Ray Boulger pours scorn on moneyfacts study

Ray Boulger pours scorn on moneyfacts’ banks and building societies comparison.

Ray Boulger pours scorn on moneyfacts study

John Charcol senior technical manager Ray Boulger (pictured) has taken a swipe at moneyfacts for its comparison of bank and building society rates.

Yesterday moneyfacts said typical 5-year fixes cost 3.00% from banks and 2.59% from building societies, while 2-year fixes cost 2.33% from banks and 2.27% from societies.

However Boulger was critical of the decision to compare all building societies to just the following banks: Barclays, Halifax, HSBC, Lloyds Bank, NatWest, Royal Bank of Scotland, Santander and TSB.

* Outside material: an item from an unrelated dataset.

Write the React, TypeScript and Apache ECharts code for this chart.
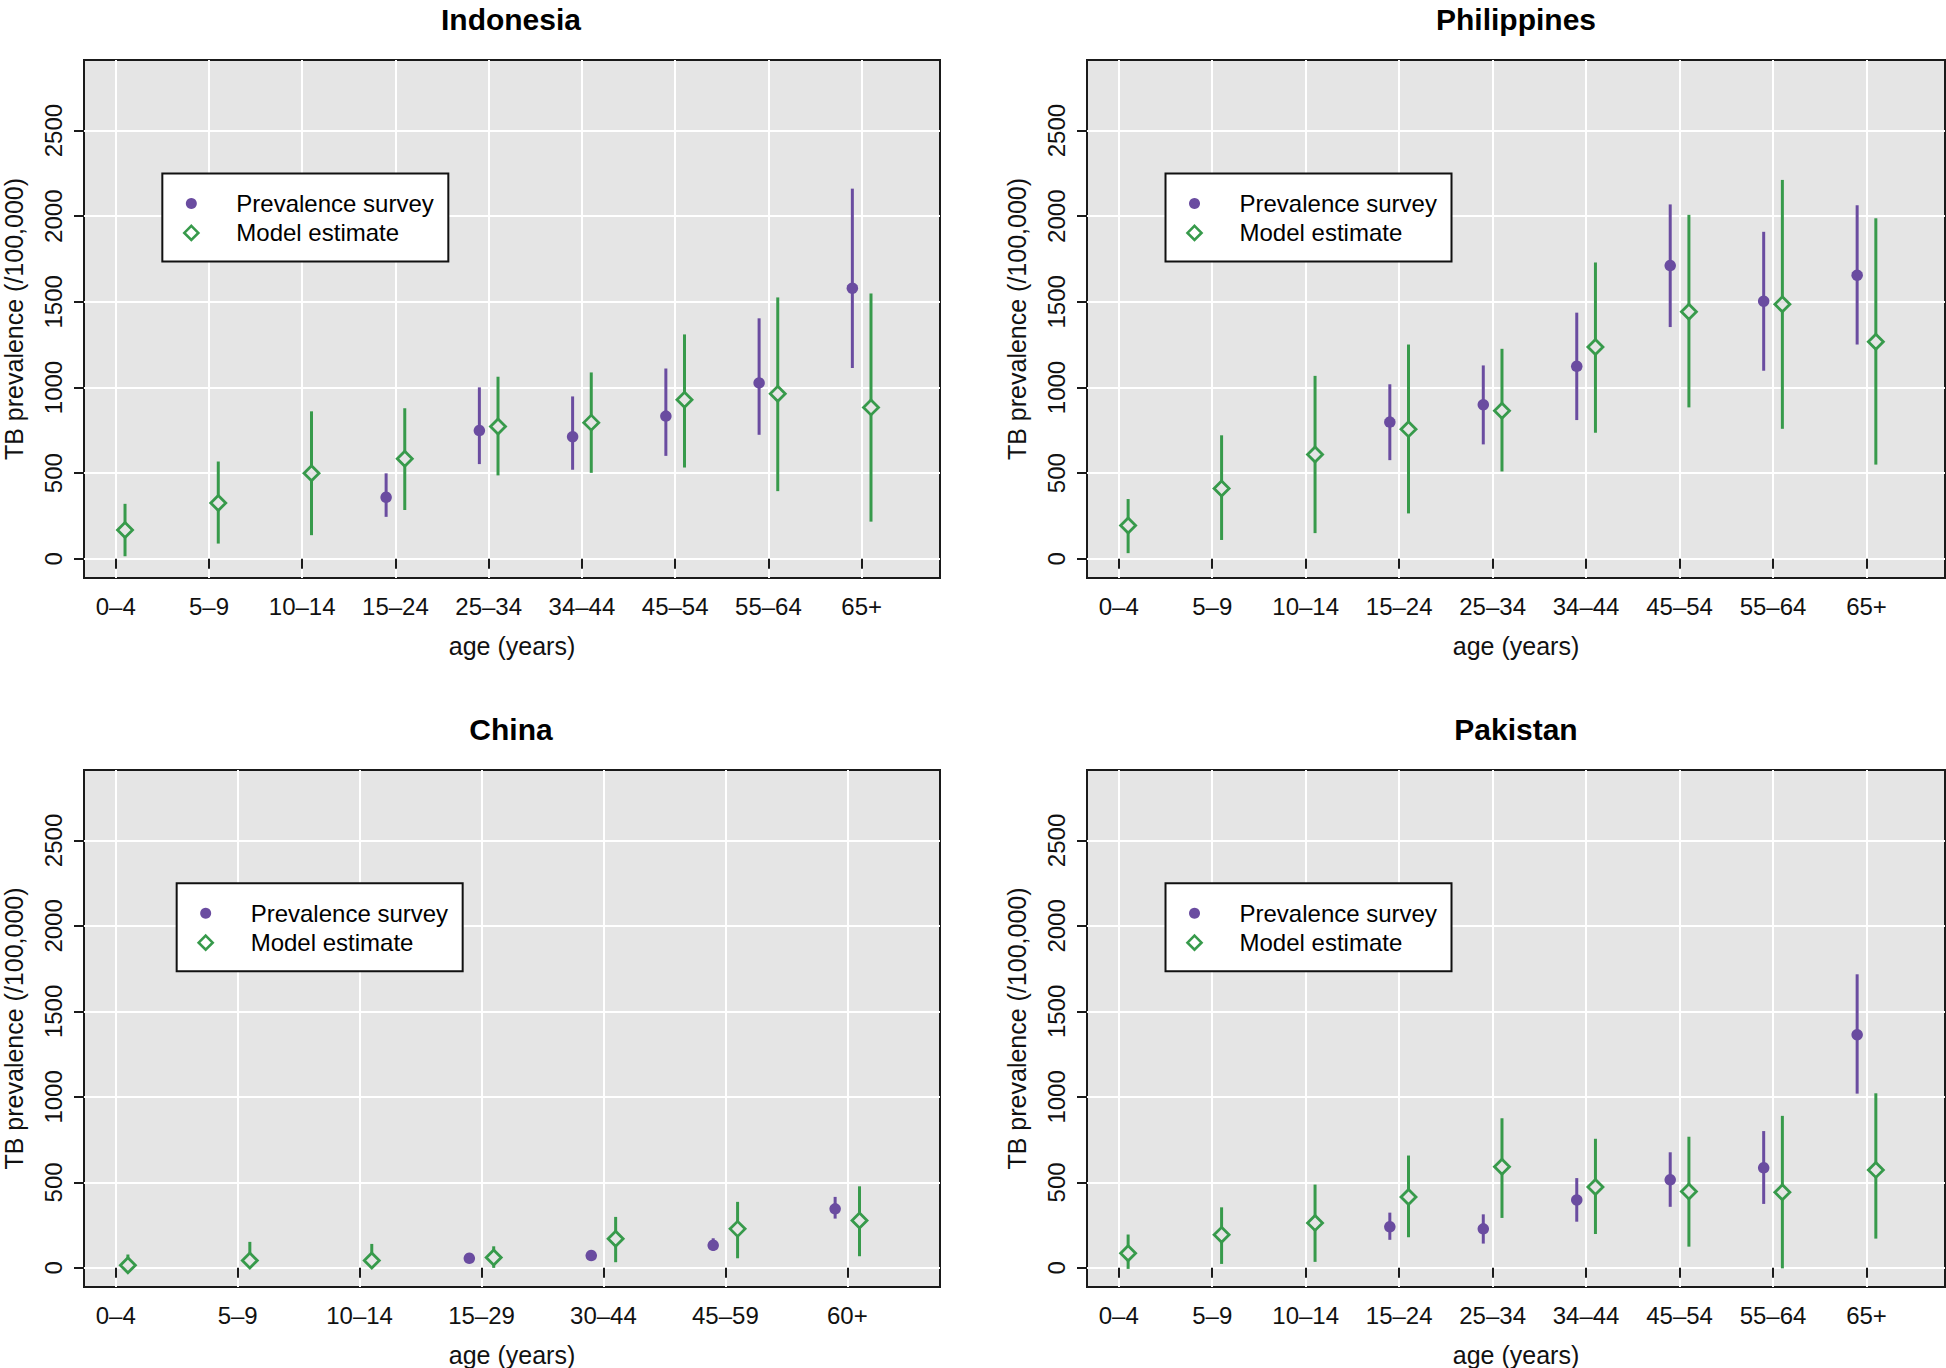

He said: “For a meaningful comparison all banks should be included as well as all building societies.

“At 60% LTV the cheapest bank, Metro, is excluded from the comparison and at 90% LTV the second cheapest bank, Digital Mortgages, has been excluded, which helps to skew the figures.”

Moneyfacts made the calculation by taking all of the rates for banks and societies and averaging them out to.

Charlotte Nelson, moneyfacts spokeswoman, said: “We did compare all of the banks and it showed the same trend, with slightly less of a gap between bank and building society rates.

“We chose to focus on the main banks because we always get requests about them.”

She added: “We’re not suggesting that everybody should go to a building society.

“The gap between banks and building societies rates has shrunk in the last couple of years.”

She went on to say another question to ask is how many customers are able to get the advertised rates with both provider types.

Boulger also questioned why studies such as these combine products at different loan-to-values.

He added: “From a borrowers’ perspective average rates are pretty meaningless – what is important are the best rates they qualify for.

“In general the banks are cheaper at the lower LTVs and the building societies are more competitive at the higher LTVs, and at 95% LTV the building societies are usually the cheapest.

“This is primarily due to the different ways the PRA requires capital adequacy to be calculated and in this context the large building societies are in a similar position to the main banks. ”

Moneyfacts did narrow down on 90% LTV 5-year fixes, concluding that building societies typically have a rate 0.72% lower.

At the time of writing the cheapest 60% loan-to-value 5-year fix for purchases on the market is from Principality Building Society at 1.65%; however eight of the next nine cheapest products are from banks.

With 90% LTV 5-year fixes for purchase Platform (part of The Co-operative Bank) is tied with Skipton as having the cheapest rate, though it has a lower fee. The only building societies in the top 10 list of the lowest rates are Skipton and Coventry.

Ishaan Malhi, chief executive of Trussle, was also critical of the study.

He said:“It’s a shame to see the myth of headline rates perpetuated in the mortgage market.

"When we wrap in all the extra fees and incentives linked to the mortgage products currently on the market, it is banks not building societies that turn out to be cheapest for borrowers."